Egypt's population is approaching 90 million, in a country where the inhabited areas represent less than 10 percent of its total surface area. Moreover, the Second Republic is dominated by Islamists who possess no economic program for getting the country up and going, and no cadres who can implement such a program, even if it existed.
Where the Islamists are not in control in Egypt, they are substituted by the unelected military. The country seems to be vertically divided as the results of the presidential election have shown. Yet at least half of the country is not represented by anyone in those positions where real power lies.
The situation in Syria, meanwhile, is much worse. There, the daily killing is not only ongoing, but is also growing worse. Talk of a civil war is no longer a scare tactic, but is becoming ever more convincing, amid the regime's brutality; the opposition's divisions; the helplessness of the Arab states; and the hesitation of other countries - or even their collusion with the regime.
In the meantime, Syria's previous alliance with Turkey (and Egypt) has turned into an armed confrontation, and threats of war.
Sudan has been partitioned into North and South. The situation there is such that there is neither war nor peace, but ongoing hostility between them. Meanwhile, the two regimes in North and South Sudan are like the bad and the worse.
In Tunisia, the extremists are attacking liquor shops – which are meant for the foreigners in a country whose revenues largely depend on tourism. They are also trying to impose the headscarf on female university students, while threatening all those who oppose them.
These extremists are the enemies of democracy, which allows them to promote their obscurantist ideas that contravene the tolerance of religion and humanity.
Yet the situation in Tunisia remains better than in Libya. There, every capable citizen is armed. Militias control large swaths of the country, and the transitional government there is helpless. Brutal crimes are perpetrated every day against anyone accused of being part of the former regime.
This is without forgetting that Muammar Gaddafi was brutally murdered after he was captured – a war crime whose perpetrators were not – and will not be – arrested, even though their crime was caught on tape. Yesterday, Libya marked the anniversary of the massacre in Abu Salim, while new crimes are being committed there every day.

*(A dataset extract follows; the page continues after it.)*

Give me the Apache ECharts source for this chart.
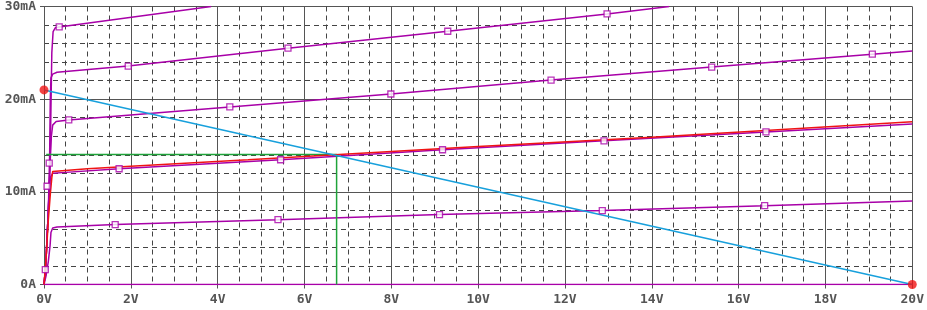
<!DOCTYPE html>
<html>
<head>
<meta charset="utf-8">
<script src="https://cdn.jsdelivr.net/npm/echarts@6/dist/echarts.min.js"></script>
<style>html,body{margin:0;padding:0;background:#fff}#c{width:927px;height:310px}</style>
</head>
<body>
<div id="c"></div>
<script>
// X ticks (V) and Y ticks (mA)
const xTicks = [0, 2, 4, 6, 8, 10, 12, 14, 16, 18, 20];
const yTicks = [0, 10, 20, 30];

// Output characteristic curves: [Vce (V), Ic (mA)]
const curveA = [[0,0],[0.04,2],[0.1,8],[0.14,13],[0.16,19],[0.18,25],[0.21,27.3],[0.26,27.7],[0.35,27.8],[3.85,30]];
const curveB = [[0,0],[0.04,2],[0.1,8],[0.13,14],[0.145,20],[0.16,22.3],[0.2,22.7],[0.3,22.9],[1.94,23.57],[5.62,25.5],[9.3,27.33],[12.97,29.2],[14.4,30]];
const curveC = [[0,0],[0.04,2],[0.1,8],[0.14,13],[0.17,16],[0.2,17.2],[0.28,17.6],[0.57,17.76],[4.28,19.16],[7.99,20.56],[11.68,22.06],[15.38,23.46],[19.08,24.86],[20,25.2]];
const curveD = [[0,0],[0.04,2],[0.08,6],[0.12,10],[0.15,11.6],[0.2,12.0],[0.5,12.1],[1.73,12.49],[5.45,13.46],[9.18,14.54],[12.9,15.5],[16.63,16.47],[20,17.33]];
const curveE = [[0,0],[0.05,1],[0.1,2.5],[0.14,4.2],[0.16,5.6],[0.2,6.1],[0.3,6.2],[1.64,6.47],[5.39,7.0],[9.11,7.55],[12.86,7.98],[16.6,8.51],[20,9.0]];
const curveF = [[0,0],[20,0]];
const redCurve = [[0,0],[0.05,3],[0.1,7],[0.15,10],[0.18,11.5],[0.2,12.2],[1,12.5],[2,12.77],[4.7,13.46],[10,14.89],[14,15.9],[20,17.55]];
const qLine = [[0.05,14.03],[6.74,14.03],[6.74,0]];
const loadLine = [[0,21],[20,0]];
const endDots = [[0,21],[20,0]];
const markers = [[0.35,27.8],[1.94,23.57],[5.62,25.5],[9.3,27.33],[12.97,29.2],
  [0.57,17.76],[4.28,19.16],[7.99,20.56],[11.68,22.06],[15.38,23.46],[19.08,24.86],
  [1.73,12.49],[5.45,13.46],[9.18,14.54],[12.9,15.5],[16.63,16.47],
  [1.64,6.47],[5.39,7.0],[9.11,7.55],[12.86,7.98],[16.6,8.51],
  [0.07,10.6],[0.12,13.1],[0.03,1.6]];

const MAG = '#a800a8', GRID = '#555', FONT = 'DejaVu Sans Mono';
const chart = echarts.init(document.getElementById('c'));
const line = (d, color, z) => ({type:'line', data:d, symbol:'none', showSymbol:false, z:z||3,
  lineStyle:{color:color, width:1.5}, animation:false, silent:true});
chart.setOption({
  animation:false,
  grid:{left:44, right:13, top:6, bottom:25.5, containLabel:false},
  xAxis:{type:'value', min:xTicks[0], max:xTicks[xTicks.length-1], interval:2,
    axisLine:{show:true, lineStyle:{color:GRID, width:1}},
    axisTick:{show:true, length:4, lineStyle:{color:GRID}},
    axisLabel:{formatter:v=>v+'V', color:GRID, fontFamily:FONT, fontWeight:'bold', fontSize:13, margin:9},
    splitLine:{show:true, lineStyle:{color:GRID, width:1}},
    minorTick:{show:false, splitNumber:4},
    minorSplitLine:{show:true, lineStyle:{color:'#444', width:1, type:[5,4]}}},
  yAxis:{type:'value', min:yTicks[0], max:yTicks[yTicks.length-1], interval:10,
    axisLine:{show:true, lineStyle:{color:GRID, width:1}},
    axisTick:{show:true, length:4, lineStyle:{color:GRID}},
    axisLabel:{formatter:v=>v===0?'0A':v+'mA', color:GRID, fontFamily:FONT, fontWeight:'bold', fontSize:13, margin:8},
    splitLine:{show:true, lineStyle:{color:GRID, width:1}},
    minorTick:{show:false, splitNumber:5},
    minorSplitLine:{show:true, lineStyle:{color:'#444', width:1, type:[5,4]}}},
  series:[
    line(curveF, MAG), line(curveE, MAG), line(curveD, MAG), line(curveC, MAG), line(curveB, MAG), line(curveA, MAG),
    line(qLine, '#1fa33a', 4),
    line(redCurve, '#f01414', 4),
    line(loadLine, '#17a0dc', 4),
    {type:'scatter', data:markers, symbol:'rect', symbolSize:6, z:5, animation:false, silent:true,
      itemStyle:{color:'#fff', borderColor:MAG, borderWidth:1.3}},
    {type:'scatter', data:endDots, symbol:'circle', symbolSize:9, z:6, animation:false, silent:true,
      itemStyle:{color:'#f01414'}}
  ]
});
</script>
</body>
</html>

Yemen has become a base for al-Qaeda in the Arabian Peninsula. In addition, there are separatist movements in the south and the north, and battles every other day and drone strikes.
While the drones may kill a terrorist, they often kill innocent civilians with them. And if the American drones did not kill those civilians first, then the terrorists will.
In Iraq, there is a sectarian regime and disputes within the same sects. There is a Kurdish separatist movement in the north, and demands for self-rule in the south. The richest Arab country in water and oil is thus being almost destroyed at the hands of its own people.
Do I even need to talk about Jordan, the country that holds the record number of former prime ministers and ministers? Do I need to talk about Lebanon, where the loyalties of the majority of politicians lie with foreign countries, brazenly and in extreme audacity?
Every Arab country has real problems whose solutions range between the difficult and the outright impossible. Kuwait is the exception to this, and yet, the Kuwaitis choose to make their own lives miserable.
People, it is summertime. Go travel, enjoy yourselves and fast the month of Ramadan. Thank your God for the blessings He has bestowed on you.